The Human Provenance Pilot Project was designed to test forensic samples voluntarily given by asylum seekers who failed language analysis testing. Mitochondrial and Y chromosome DNA would be tested, as would single-nucleotide polymorphisms (single-base variations along the DNA strand). Subjects would also have isotopes in hair and fingernails tested—a method used for otherwise unidentifiable murder victims.
The project is meant to validate claims of nationality by Somalis, Kenyans and citizens of other war-ravaged countries who travel to the U.K. seeking asylum. Refugee status, security risk, health and family status are all taken into account when interviewing asylum seekers. While genes answer questions of ancestry, using genetic tests to determine asylum status is problematic at best.
Regulating according to DNA seems unethical not to mention insufficient for determining nationality. For starters, genes don’t relate to political borders. There are strong doubts as to whether testing this particular group can provide even the slightest statistical reliability, mainly because of past and present population movements throughout the region. As scientists contend, people move. And although mitochondrial DNA gives some answers as to where a person has been in their life, the error-prone results are indeterminate on a local scale.
As specialists point out, there is nothing that says isotope signatures at birth or during childhood are the same as those in adult samples, further complicating reliability. Growing tissues like hair and nails may only reveal the past year of someone’s life. Also, scientists can’t confirm if notable differences in isotope signatures between neighboring countries exist, if only for the fact that countries sometimes share similar climate and environmental conditions.
Putting nationality and genetics in the same category for identification purposes—in effect, combining a person’s nationality with their ancestry—raises ethical concerns. So many, that the UKBA announced late last year it would scale back the project, following fierce protest from scientists and migrant advocates. The signatures of nearly 200 scientists were collected on a petition that describes the Human Provenance Pilot Project as ‘flawed’ and ‘naïve,’ and a number of activists have come forward in the media.
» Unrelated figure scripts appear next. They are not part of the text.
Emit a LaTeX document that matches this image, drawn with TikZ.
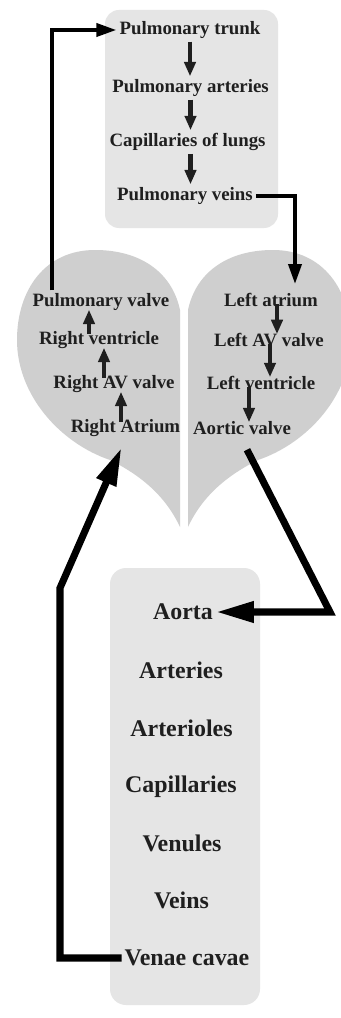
\documentclass[tikz,border=0pt]{standalone}
\usepackage{fontspec}
\setmainfont{Liberation Serif}
\usetikzlibrary{calc}
\usetikzlibrary{arrows.meta}

\definecolor{boxgray}{gray}{0.9}
\definecolor{heartgray}{gray}{0.81}
\definecolor{inkgray}{gray}{0.12}

\begin{document}
\begin{tikzpicture}[x=0.025cm, y=-0.025cm,
  part/.style={font=\bfseries\fontsize{13.4}{15}\selectfont, text=inkgray, inner sep=2pt},
  vessel/.style={font=\bfseries\fontsize{17}{20}\selectfont, text=inkgray, inner sep=2pt},
  tick/.style={line width=2.85pt, draw=inkgray, -{Triangle[length=0.36cm,width=0.28cm]}},
  longtick/.style={tick, shorten <=-0.14cm, shorten >=-0.1cm},
  link/.style={line width=2.85pt, draw=black, -{Triangle[length=0.5cm,width=0.32cm]}},
  bigflow/.style={line width=5pt, draw=black, -{Triangle[length=0.95cm,width=0.5cm]}}]

\clip (0,0) rectangle (341,1018);
\fill[white] (0,0) rectangle (341,1018);

% lungs and body panels
\fill[boxgray, rounded corners=0.35cm] (105,10) rectangle (278,228);
\fill[boxgray, rounded corners=0.4cm] (110,568) rectangle (260,1005);

% the two halves of the heart
\fill[heartgray] (180,527) -- (180,310) .. controls (172,272) and (140,250) .. (95,250)
  .. controls (45,250) and (17,290) .. (17,340) .. controls (17,395) and (60,443) .. (110,460)
  .. controls (140,475) and (165,495) .. (180,527) -- cycle;
\fill[heartgray] (188,527) -- (188,310) .. controls (196,272) and (228,250) .. (273,250)
  .. controls (323,250) and (351,290) .. (351,340) .. controls (351,395) and (308,443) .. (258,460)
  .. controls (228,475) and (203,495) .. (188,527) -- cycle;

% lungs
\node[part] (trunk) at (190,30) {Pulmonary trunk};
\node[part] (parteries) at (190.5,88) {Pulmonary arteries};
\node[part] (lcapill) at (187.5,142) {Capillaries of lungs};
\node[part] (pveins) at (185,196) {Pulmonary veins};

% right heart
\node[part] (pvalve) at (101,302) {Pulmonary valve};
\node[part] (rventricle) at (99,340) {Right ventricle};
\node[part] (ravalve) at (114,384) {Right AV valve};
\node[part] (ratrium) at (125.5,428) {Right Atrium};

% left heart
\node[part] (latrium) at (271,300) {Left atrium};
\node[part] (lavalve) at (269,340) {Left AV valve};
\node[part] (lventricle) at (261,383) {Left ventricle};
\node[part] (aortic) at (242,428) {Aortic valve};

% body
\node[vessel] (aorta) at (183,612) {Aorta};
\node[vessel] (arteries) at (181,670) {Arteries};
\node[vessel] (arterioles) at (181.5,728) {Arterioles};
\node[vessel] (bcapill) at (181,787) {Capillaries};
\node[vessel] (venules) at (182,843) {Venules};
\node[vessel] (veins) at (181.5,900) {Veins};
\node[vessel] (vcavae) at (187,958) {Venae cavae};

% steps inside the panels
\draw[tick] (trunk.south) -- (trunk.south |- parteries.north);
\draw[tick] (parteries.south) -- (parteries.south |- lcapill.north);
\draw[tick] (parteries.south |- lcapill.south) -- (parteries.south |- pveins.north);

\draw[longtick] (89,0 |- rventricle.north) -- (89,0 |- pvalve.south);
\draw[longtick] (104,0 |- ravalve.north) -- (104,0 |- rventricle.south);
\draw[longtick] (121,0 |- ratrium.north) -- (121,0 |- ravalve.south);

\draw[longtick] (277,0 |- latrium.south) -- (277,0 |- lavalve.north);
\draw[longtick] (270,0 |- lavalve.south) -- (270,0 |- lventricle.north);
\draw[longtick] (249,0 |- lventricle.south) -- (249,0 |- aortic.north);

% circulation
\coordinate (toplung) at (52,32);
\coordinate (vturn) at (295,198);
\coordinate (bodyturn) at (60,958);
\coordinate (bodyup) at (60,588);
\coordinate (aoturn) at (330,612);

\draw[link] (toplung |- pvalve.north) -- (toplung |- trunk.west) -- (trunk.west);
\draw[link] (pveins.east) -- (vturn |- pveins.east) -- ($(vturn |- latrium.north)+(0,-6)$);
\draw[bigflow] (vcavae.west) -- (bodyturn |- vcavae.west) -- (bodyup) -- ($(ratrium.south)+(-4,8)$);
\draw[bigflow] ($(aortic.south)+(5,12)$) -- (aoturn |- aorta.east) -- (aorta.east);

\end{tikzpicture}
\end{document}
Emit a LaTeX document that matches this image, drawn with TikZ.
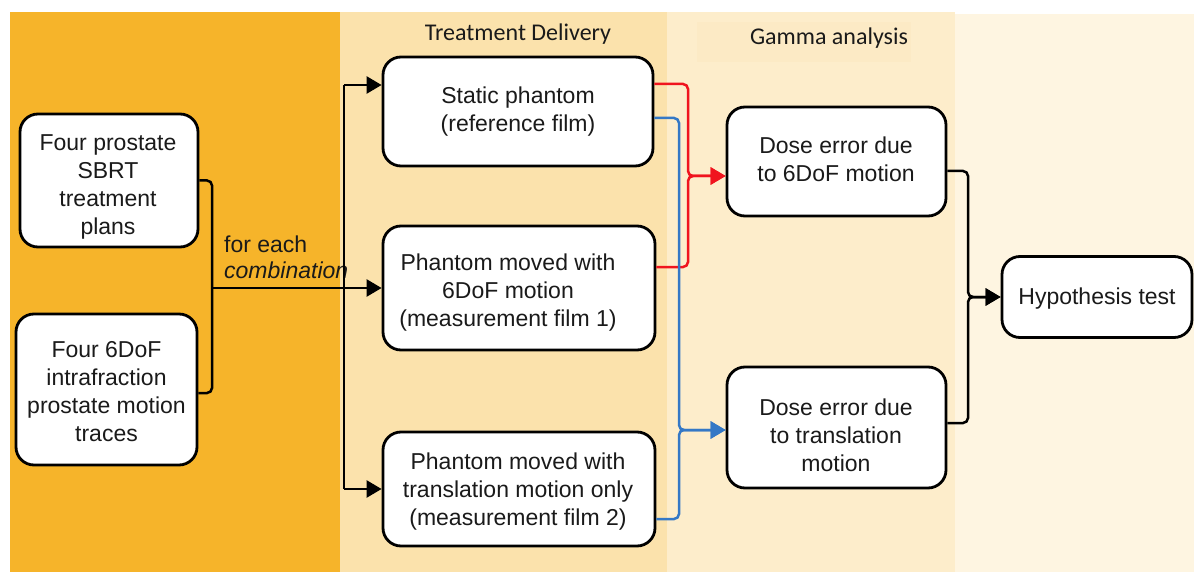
\documentclass[tikz,border=0pt]{standalone}
\usepackage{fontspec}
\setmainfont{Liberation Sans}
\newfontfamily\calib{Carlito}
\usetikzlibrary{arrows.meta}
\definecolor{pone}{HTML}{F6B42A}
\definecolor{ptwo}{HTML}{FBE2AC}
\definecolor{pthree}{HTML}{FDEDCB}
\definecolor{pfour}{HTML}{FEF5E1}
\definecolor{plabel}{HTML}{FCEAC5}
\definecolor{txt}{HTML}{1A1A1A}
\definecolor{redl}{HTML}{F0141E}
\definecolor{bluel}{HTML}{3478C6}
\tikzset{
  box/.style={draw=black, fill=white, line width=2.8pt, rounded corners=18pt, inner sep=0pt},
  btxt/.style={align=center, text=txt, font=\fontsize{23}{28}\selectfont, inner sep=0pt},
  conn/.style={line width=2.5pt, rounded corners=5pt},
  arr/.style={conn, -{Triangle[length=15pt,width=17pt]}},
  hdr/.style={font=\calib\fontsize{24}{28}\selectfont, text=txt},
}
\begin{document}
\begin{tikzpicture}[x=1pt,y=-1pt]
\useasboundingbox (0,0) rectangle (1194,572);
% panels
\fill[pone] (10,12) rectangle (340,572);
\fill[ptwo] (340,12) rectangle (667,572);
\fill[pthree] (667,12) rectangle (955,572);
\fill[pfour] (955,14) rectangle (1194,572);
\fill[plabel] (697,22) rectangle (911,62);
\node[hdr] (hd1) at (518,34) {Treatment Delivery};
\node[hdr] (hd2) at (829,38) {Gamma analysis};
% boxes
\node[box, minimum width=178pt, minimum height=133pt] (A) at (109,180.5) {};
\node[box, minimum width=181pt, minimum height=151pt] (B) at (106.5,389.5) {};
\node[box, minimum width=270pt, minimum height=109pt] (C) at (518,111.5) {};
\node[box, minimum width=272pt, minimum height=124pt] (D) at (519,288) {};
\node[box, minimum width=272pt, minimum height=114pt] (E) at (519,489) {};
\node[box, minimum width=219pt, minimum height=109pt] (F) at (836.5,161.5) {};
\node[box, minimum width=219pt, minimum height=121pt] (G) at (836.5,427.5) {};
\node[box, minimum width=190pt, minimum height=81pt] (H) at (1097,297) {};
% box texts
\node[btxt] (At) at (108,187) {Four prostate\\SBRT\\treatment\\plans};
\node[btxt] (Bt) at (106.5,391.5) {Four 6DoF\\intrafraction\\prostate motion\\traces};
\node[btxt] (Ct) at (518,112) {Static phantom\\(reference film)};
\node[btxt] (Dt) at (508,293) {Phantom moved with\\6DoF motion\\(measurement film 1)};
\node[btxt] (Et) at (518,492) {Phantom moved with\\translation motion only\\(measurement film 2)};
\node[btxt] (Ft) at (836,159) {Dose error due\\to 6DoF motion};
\node[btxt] (Gt) at (836,435) {Dose error due\\to translation\\motion};
\node[btxt] (Ht) at (1097,299) {Hypothesis test};
% label
\node[anchor=west, align=left, text=txt, font=\fontsize{23}{26}\selectfont, inner sep=0pt] (lab) at (224,257)
  {for each\\\textit{combination}};
% junction coordinates
\coordinate (jab) at (212,288);
\coordinate (tt) at (344,85);
\coordinate (tb) at (344,489);
\coordinate (jr) at (688,176);
\coordinate (jb) at (679,430);
\coordinate (jh) at (968,297);
% black connectors from inputs
\draw[conn] (A.east) -| (jab);
\draw[conn] (B.east |- 0,393) -| (jab);
\draw[arr] (jab) -- (D.west);
\draw[conn] (tt) -- (tb);
\draw[arr] (tt) -- (tt -| C.west);
\draw[arr] (tb) -- (E.west);
% red
\draw[arr, redl] (C.east |- 0,84) -| (jr) -- (F.west |- jr);
\draw[arr, redl] (D.east |- 0,267) -| (jr) -- (F.west |- jr);
% blue
\draw[arr, bluel] (C.east |- 0,118) -| (jb) -- (G.west |- jb);
\draw[arr, bluel] (E.east |- 0,519) -| (jb) -- (G.west |- jb);
% to hypothesis
\draw[arr] (F.east |- 0,171) -| (jh) -- (H.west);
\draw[arr] (G.east |- 0,423) -| (jh) -- (H.west);
\end{tikzpicture}
\end{document}
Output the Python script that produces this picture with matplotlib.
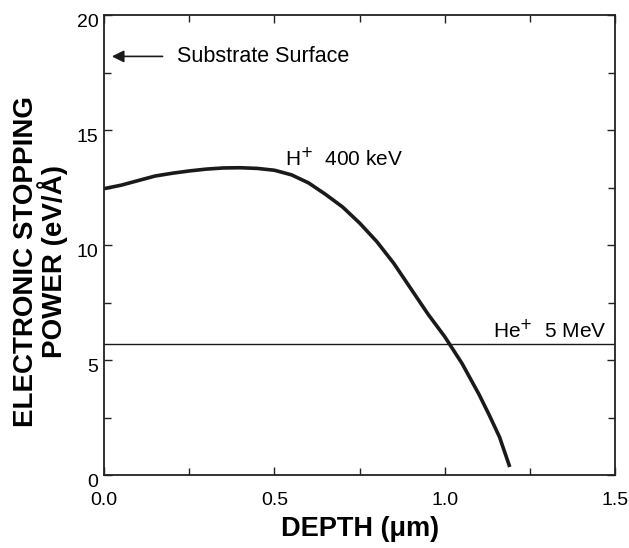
import matplotlib
matplotlib.use("Agg")
import matplotlib.pyplot as plt
from matplotlib.ticker import MultipleLocator
from matplotlib.transforms import ScaledTranslation

plt.rcParams['font.family'] = ['Liberation Sans', 'DejaVu Sans']

# H+ 400 keV stopping power curve
depth = [0.0, 0.05, 0.10, 0.15, 0.20, 0.25, 0.30, 0.35, 0.40, 0.45, 0.50,
         0.55, 0.60, 0.65, 0.70, 0.75, 0.80, 0.85, 0.90, 0.95, 1.00, 1.05,
         1.10, 1.13, 1.16, 1.19]
h_power = [12.45, 12.6, 12.8, 13.0, 13.12, 13.22, 13.3, 13.35, 13.36, 13.33,
           13.25, 13.05, 12.7, 12.2, 11.65, 10.95, 10.15, 9.2, 8.1, 7.0, 6.0,
           4.85, 3.5, 2.6, 1.65, 0.35]

# He+ 5 MeV is flat over the range
he_power = 5.7

x_ticks = [0.0, 0.5, 1.0, 1.5]
x_labels = ['0.0', '0.5', '1.0', '1.5']
y_ticks = [0, 5, 10, 15, 20]

fig = plt.figure(figsize=(6.29, 5.48), dpi=100)
ax = fig.add_axes([0.1653, 0.1332, 0.8132, 0.8394])

ax.plot(depth, h_power, color='#1a1a1a', linewidth=2.6,
        solid_capstyle='butt', solid_joinstyle='round')
ax.axhline(he_power, color='#1a1a1a', linewidth=1.0)

ax.set_xlim(0, 1.5)
ax.set_ylim(0, 20)
ax.set_xticks(x_ticks)
ax.set_xticklabels(x_labels)
ax.set_yticks(y_ticks)
ax.xaxis.set_minor_locator(MultipleLocator(0.25))
ax.yaxis.set_minor_locator(MultipleLocator(2.5))
ax.tick_params(which='both', direction='in', top=True, right=True,
               labelsize=14, width=1.0, color='#222222')
ax.tick_params(which='major', length=6)
ax.tick_params(axis='x', which='major', pad=12)
ax.tick_params(axis='y', which='major', pad=4)
ax.tick_params(which='minor', length=5)
for s in ax.spines.values():
    s.set_linewidth(1.3)
    s.set_color('#222222')

# y tick labels sit a little low in the original
shift = ScaledTranslation(0, -5 / 100, fig.dpi_scale_trans)
for lab in ax.get_yticklabels():
    lab.set_transform(lab.get_transform() + shift)

ax.set_xlabel('DEPTH (\u03bcm)', fontsize=19.5, fontweight='bold', labelpad=5)
ax.set_ylabel('ELECTRONIC STOPPING\nPOWER (eV/\u00c5)', fontsize=20,
              fontweight='bold', linespacing=0.92)
ax.yaxis.set_label_coords(-0.070, 0.464)

# annotations
ax.annotate('', xy=(0.015, 18.2), xytext=(0.18, 18.2),
            arrowprops=dict(arrowstyle='-|>', color='#1a1a1a', lw=1.2,
                            mutation_scale=18))
ax.text(0.214, 18.2, 'Substrate Surface', fontsize=15.5, va='center', ha='left')
ax.text(0.53, 13.75, 'H$^{+}$  400 keV', fontsize=15, va='center', ha='left')
ax.text(1.14, 6.3, 'He$^{+}$  5 MeV', fontsize=15, va='center', ha='left')

fig.savefig('out.png', dpi=100)
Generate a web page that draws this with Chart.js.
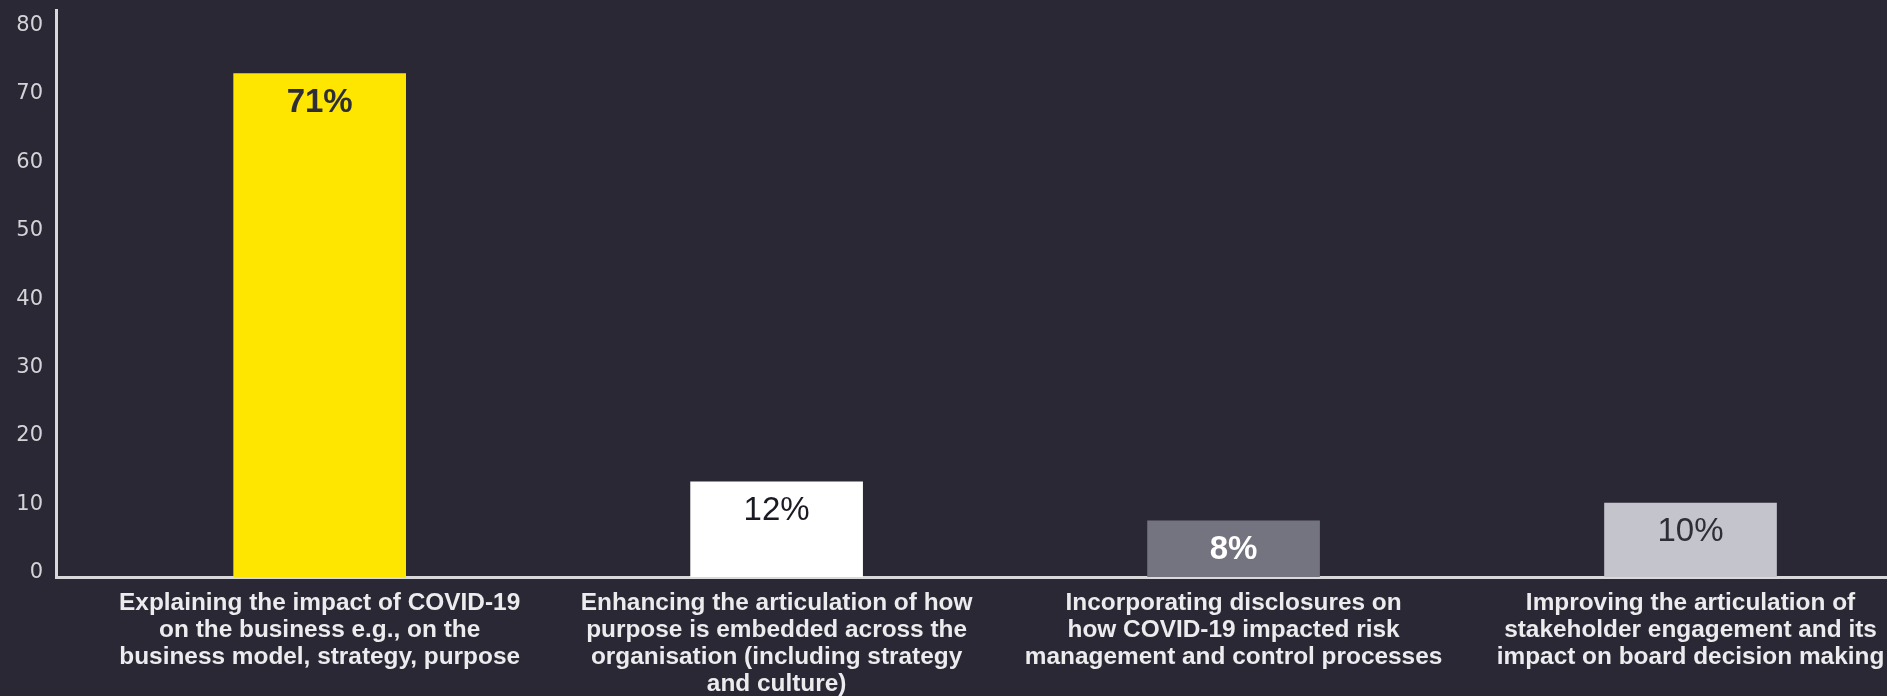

In response, the UKBA revised its stance on the issue. The agency’s new voluntary proof of concept project, which runs through this month, will determine the potential for the investigations to warrant a broader use of DNA testing and isotope analysis. Following a round of efficacy and ethics reviews, the techniques will undergo further review by the Home Office Forensic Science Regulator. This all needs to happen before techniques are considered for asylum investigations. The original plan, which directed Border Agency officials to use test results in interviews with asylum seekers, and to make asylum decisions, was a clear contradiction.
We may someday have the technology to accurately determine nationality by testing DNA. And what then? Will we use the information to track diseases, viruses or other population-specific scientific and medical phenomena? Will we use it for historical purposes? The uncertainty of whether this new information will be used constructively or for discrimination, is likely what concerns immigrant advocates the most. Right now, it’s more a question of privacy.
Using DNA to track populations and ancestry isn’t new, but regulating according to DNA raises a moral quandary. If and when we adopt methods to track nationality with genes, the government keeping tabs on our DNA could be the least of our worries.